Tuesday, April 6, 2010

3 Travel Tip Tuesday: En Espanol

Spanish is one of the world's most useful languages to know. For traveling, of course, but also for understanding awesome telenovelas. 

For the last five weeks we've been enrolled in Boston Center for Adult Education's "Spanish for Travelers" class. It's been a lot of fun--Professor Carlos has run through basics like how to order food, shop, and arrange transportation. He also gave us some more obscure vocabulary, discussed linguistic differences between Spanish-speaking countries, and answered lots and lots of questions. In honor of our graduation, here are some phrases we think are most key when traveling:

The first word we learn in any language is "thank you". Gracias will endear you to your hosts and generally get you everywhere.

If you're from the States, declare your nationality by saying soy estadounidense. It's more polite to say in Latin America than soy americano, where they consider themselves American as well.
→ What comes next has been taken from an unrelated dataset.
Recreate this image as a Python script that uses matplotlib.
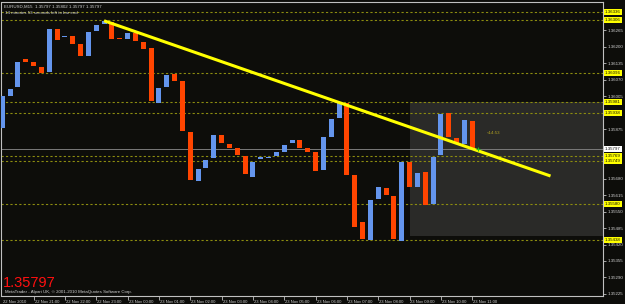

It's also a really, really fun word to say. 

The average person goes to the bathroom six times a day. Donde estan los banos? is pretty important for finding out where those bathrooms are. 
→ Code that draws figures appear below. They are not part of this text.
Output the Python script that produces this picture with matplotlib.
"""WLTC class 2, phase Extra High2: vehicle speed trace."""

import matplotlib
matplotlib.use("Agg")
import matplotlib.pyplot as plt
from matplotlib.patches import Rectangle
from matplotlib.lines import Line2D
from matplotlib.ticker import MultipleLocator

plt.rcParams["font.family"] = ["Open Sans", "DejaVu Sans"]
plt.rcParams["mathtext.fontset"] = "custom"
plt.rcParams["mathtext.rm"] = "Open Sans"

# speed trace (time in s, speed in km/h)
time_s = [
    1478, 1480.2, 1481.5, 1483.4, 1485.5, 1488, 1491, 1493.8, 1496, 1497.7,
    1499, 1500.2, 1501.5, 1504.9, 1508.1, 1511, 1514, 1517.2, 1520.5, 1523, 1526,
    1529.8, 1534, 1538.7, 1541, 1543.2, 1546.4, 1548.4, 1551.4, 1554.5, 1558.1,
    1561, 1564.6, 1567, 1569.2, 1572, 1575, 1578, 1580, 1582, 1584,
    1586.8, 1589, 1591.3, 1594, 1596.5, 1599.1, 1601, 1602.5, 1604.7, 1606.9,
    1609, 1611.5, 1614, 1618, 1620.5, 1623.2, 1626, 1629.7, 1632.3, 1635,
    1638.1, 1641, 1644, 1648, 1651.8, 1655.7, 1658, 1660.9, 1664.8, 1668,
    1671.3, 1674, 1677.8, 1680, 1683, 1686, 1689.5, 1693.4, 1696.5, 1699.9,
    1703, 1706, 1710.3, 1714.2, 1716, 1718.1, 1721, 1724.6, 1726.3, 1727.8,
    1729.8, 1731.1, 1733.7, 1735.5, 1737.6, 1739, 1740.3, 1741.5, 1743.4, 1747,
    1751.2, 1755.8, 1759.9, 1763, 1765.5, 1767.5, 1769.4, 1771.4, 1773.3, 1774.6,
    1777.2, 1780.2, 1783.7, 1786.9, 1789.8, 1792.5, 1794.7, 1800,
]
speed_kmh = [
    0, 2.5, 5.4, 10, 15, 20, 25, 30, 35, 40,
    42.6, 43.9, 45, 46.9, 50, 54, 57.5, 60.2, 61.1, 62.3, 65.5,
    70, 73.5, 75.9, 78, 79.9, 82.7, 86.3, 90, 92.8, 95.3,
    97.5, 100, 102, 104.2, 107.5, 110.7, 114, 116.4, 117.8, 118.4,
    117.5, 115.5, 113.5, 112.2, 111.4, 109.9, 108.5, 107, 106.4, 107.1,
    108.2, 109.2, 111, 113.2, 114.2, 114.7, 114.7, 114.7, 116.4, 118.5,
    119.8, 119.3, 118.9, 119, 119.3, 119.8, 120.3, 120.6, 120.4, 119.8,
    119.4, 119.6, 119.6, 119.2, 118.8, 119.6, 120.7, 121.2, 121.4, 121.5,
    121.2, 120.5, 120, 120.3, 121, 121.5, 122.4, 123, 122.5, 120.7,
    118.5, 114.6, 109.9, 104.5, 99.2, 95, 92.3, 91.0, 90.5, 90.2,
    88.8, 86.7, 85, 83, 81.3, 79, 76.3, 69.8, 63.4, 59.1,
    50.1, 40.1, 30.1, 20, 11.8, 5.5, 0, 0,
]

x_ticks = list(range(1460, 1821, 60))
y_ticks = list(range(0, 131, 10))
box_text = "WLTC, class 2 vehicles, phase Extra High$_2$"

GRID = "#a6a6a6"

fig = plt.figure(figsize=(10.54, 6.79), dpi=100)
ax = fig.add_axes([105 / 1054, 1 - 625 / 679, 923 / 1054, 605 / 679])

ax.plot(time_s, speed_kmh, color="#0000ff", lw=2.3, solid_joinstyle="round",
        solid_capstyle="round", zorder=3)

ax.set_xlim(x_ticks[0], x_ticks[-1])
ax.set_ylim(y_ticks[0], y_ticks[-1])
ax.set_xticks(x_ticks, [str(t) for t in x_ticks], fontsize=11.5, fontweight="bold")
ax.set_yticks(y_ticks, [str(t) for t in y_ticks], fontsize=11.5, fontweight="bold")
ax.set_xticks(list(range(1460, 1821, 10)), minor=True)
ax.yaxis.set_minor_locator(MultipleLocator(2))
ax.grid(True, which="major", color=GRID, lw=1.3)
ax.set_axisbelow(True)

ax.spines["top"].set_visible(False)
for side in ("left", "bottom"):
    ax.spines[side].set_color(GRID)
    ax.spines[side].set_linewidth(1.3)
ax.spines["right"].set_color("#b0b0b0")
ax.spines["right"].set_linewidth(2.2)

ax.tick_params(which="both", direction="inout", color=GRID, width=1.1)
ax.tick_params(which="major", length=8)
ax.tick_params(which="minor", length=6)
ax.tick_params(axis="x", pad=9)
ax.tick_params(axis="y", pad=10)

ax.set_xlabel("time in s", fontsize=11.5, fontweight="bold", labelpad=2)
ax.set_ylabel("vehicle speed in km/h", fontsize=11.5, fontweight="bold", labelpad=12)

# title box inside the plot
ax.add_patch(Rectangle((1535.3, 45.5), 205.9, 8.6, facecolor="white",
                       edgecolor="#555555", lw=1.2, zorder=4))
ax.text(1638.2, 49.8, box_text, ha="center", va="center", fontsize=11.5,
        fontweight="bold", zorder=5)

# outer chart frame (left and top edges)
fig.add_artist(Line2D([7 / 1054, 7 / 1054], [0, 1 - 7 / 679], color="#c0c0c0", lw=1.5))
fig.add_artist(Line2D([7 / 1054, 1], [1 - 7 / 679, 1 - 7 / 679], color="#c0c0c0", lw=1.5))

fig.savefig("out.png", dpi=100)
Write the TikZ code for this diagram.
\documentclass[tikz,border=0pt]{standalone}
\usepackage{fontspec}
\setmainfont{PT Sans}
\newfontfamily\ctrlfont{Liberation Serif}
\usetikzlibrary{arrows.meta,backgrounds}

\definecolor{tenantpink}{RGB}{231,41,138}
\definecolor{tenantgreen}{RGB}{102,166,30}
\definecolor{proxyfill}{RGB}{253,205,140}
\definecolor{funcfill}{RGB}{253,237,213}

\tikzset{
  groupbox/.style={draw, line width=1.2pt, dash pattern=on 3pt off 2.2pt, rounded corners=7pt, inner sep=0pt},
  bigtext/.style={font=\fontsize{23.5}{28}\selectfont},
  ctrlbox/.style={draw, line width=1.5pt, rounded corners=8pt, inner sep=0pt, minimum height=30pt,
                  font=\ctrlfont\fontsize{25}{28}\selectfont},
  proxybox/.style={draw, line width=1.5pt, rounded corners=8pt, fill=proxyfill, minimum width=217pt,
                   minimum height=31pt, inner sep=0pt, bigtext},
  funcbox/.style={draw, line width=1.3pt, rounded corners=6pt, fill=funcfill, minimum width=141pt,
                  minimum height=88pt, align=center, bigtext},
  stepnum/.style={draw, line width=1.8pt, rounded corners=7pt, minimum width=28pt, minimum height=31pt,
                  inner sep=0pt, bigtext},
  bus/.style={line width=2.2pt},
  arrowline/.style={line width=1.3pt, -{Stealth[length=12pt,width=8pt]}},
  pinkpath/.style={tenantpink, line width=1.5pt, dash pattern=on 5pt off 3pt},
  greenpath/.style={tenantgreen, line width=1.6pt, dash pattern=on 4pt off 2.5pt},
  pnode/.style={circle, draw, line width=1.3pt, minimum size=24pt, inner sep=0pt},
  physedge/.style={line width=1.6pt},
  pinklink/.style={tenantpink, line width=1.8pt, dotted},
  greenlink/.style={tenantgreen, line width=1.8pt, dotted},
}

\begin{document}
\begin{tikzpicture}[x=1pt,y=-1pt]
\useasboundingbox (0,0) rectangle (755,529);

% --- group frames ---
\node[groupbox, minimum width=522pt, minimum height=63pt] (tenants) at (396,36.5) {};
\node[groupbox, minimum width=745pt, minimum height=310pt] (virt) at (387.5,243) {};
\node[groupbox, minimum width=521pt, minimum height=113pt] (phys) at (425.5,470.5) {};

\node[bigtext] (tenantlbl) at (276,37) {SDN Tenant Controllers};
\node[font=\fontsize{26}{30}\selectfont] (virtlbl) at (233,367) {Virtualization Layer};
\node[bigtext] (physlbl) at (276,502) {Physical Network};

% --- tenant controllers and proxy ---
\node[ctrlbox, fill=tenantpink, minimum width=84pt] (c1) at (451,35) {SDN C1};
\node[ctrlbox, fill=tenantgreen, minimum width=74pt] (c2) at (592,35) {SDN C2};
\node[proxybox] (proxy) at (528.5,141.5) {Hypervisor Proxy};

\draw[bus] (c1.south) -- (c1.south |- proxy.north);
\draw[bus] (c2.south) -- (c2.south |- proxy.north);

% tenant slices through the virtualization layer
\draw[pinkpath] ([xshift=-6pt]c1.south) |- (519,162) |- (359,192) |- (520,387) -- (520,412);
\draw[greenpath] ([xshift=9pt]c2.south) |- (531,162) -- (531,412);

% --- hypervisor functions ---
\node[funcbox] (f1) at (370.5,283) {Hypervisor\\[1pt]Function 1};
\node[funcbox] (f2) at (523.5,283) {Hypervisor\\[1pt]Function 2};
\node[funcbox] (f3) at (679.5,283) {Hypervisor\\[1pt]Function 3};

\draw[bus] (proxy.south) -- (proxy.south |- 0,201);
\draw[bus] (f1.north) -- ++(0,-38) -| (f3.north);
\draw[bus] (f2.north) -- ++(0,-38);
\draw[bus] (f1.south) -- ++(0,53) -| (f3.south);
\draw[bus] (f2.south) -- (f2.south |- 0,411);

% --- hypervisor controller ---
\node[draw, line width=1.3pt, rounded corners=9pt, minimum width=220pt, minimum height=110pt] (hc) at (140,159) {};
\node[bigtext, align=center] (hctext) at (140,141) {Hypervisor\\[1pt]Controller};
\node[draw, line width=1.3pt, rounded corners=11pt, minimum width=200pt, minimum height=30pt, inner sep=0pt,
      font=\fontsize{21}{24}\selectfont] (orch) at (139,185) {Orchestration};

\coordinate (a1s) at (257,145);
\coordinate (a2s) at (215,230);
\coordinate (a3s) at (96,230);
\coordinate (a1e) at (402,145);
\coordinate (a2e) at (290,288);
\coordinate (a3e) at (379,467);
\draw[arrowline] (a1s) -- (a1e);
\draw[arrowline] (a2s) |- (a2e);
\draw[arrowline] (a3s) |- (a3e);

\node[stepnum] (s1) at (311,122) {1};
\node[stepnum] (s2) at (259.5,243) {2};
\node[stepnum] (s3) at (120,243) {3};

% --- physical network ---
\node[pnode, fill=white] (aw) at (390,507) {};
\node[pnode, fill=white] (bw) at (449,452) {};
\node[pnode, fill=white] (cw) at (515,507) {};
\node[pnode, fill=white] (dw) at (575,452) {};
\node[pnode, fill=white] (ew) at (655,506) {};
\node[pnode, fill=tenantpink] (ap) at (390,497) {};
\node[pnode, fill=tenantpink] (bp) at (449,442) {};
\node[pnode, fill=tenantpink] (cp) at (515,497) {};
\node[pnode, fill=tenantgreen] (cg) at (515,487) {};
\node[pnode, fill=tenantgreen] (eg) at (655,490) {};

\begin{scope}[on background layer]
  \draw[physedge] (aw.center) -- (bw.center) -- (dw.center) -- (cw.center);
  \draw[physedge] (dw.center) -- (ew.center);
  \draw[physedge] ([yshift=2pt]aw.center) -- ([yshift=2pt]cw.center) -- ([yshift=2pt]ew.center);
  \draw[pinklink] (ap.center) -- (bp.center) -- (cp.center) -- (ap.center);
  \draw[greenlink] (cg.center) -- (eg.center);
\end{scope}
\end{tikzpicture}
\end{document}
Going souvenir shopping? Camisetas is the word for T-shirts. It's also the same word for football (soccer) jerseys, so if you collect them like Patrick you want to know how to ask for them.

Get the price on that by asking Cuanto es? People are way less into price tags abroad and so we find ourselves asking this a lot. It's also the intro to the inevitable negotiating game.

Deseo una cerveza fria is how you order a cold beer. Make sure to include "fria" in there so you don't get a warm brew...we Americans tend to be a lot pickier about temperature than our neighbors down south or across the pond. But if you're getting a soft drink or cocktail, ask for it sin hielo if you are unsure about the tap water quality.

Tocineta. Because everything's better with bacon.

Excuse yourself with perdone. We are constantly apologizing for our poor language skills, interrupting people to ask directions, and generally making social gaffes.

After five weeks, Carlos approved of our new language skills and wished us a buen viaje (good trip). We feel much better equipped for our next trip to one of the 21 countries for which Spanish is the official language.

Do you learn some basic vocab before traveling abroad? What words do you find most important to know how to say?


  1. Thanks for stopping by! I love magnolia trees, my grandparents have a nice one in their front yard. Great post!

  2. Ha, I couldn't believe the video of la 'novela' Dame chocolate that is too funny. It's still being broadcast here in Croatia. I agree with all of your phrases, especially gracias, we Latinos tend to say it alot and for everything.

    When I moved to Croatia, I learned 'good day' DOBAR DAN< because part of my heritage is to always salute the other person by saying good morning or good afternoon, followed by how are you, KAKO STE? the formal way, or KAKO SI, informal when talking to people your age.

    I respect the fact that you take it upon yourself to learn the language/manners of the country you plan to visit.


  3. I think it is always good to know how to say "it is delicious" in another language. I went around Japan saying "Oishii Desu" everywhere I went.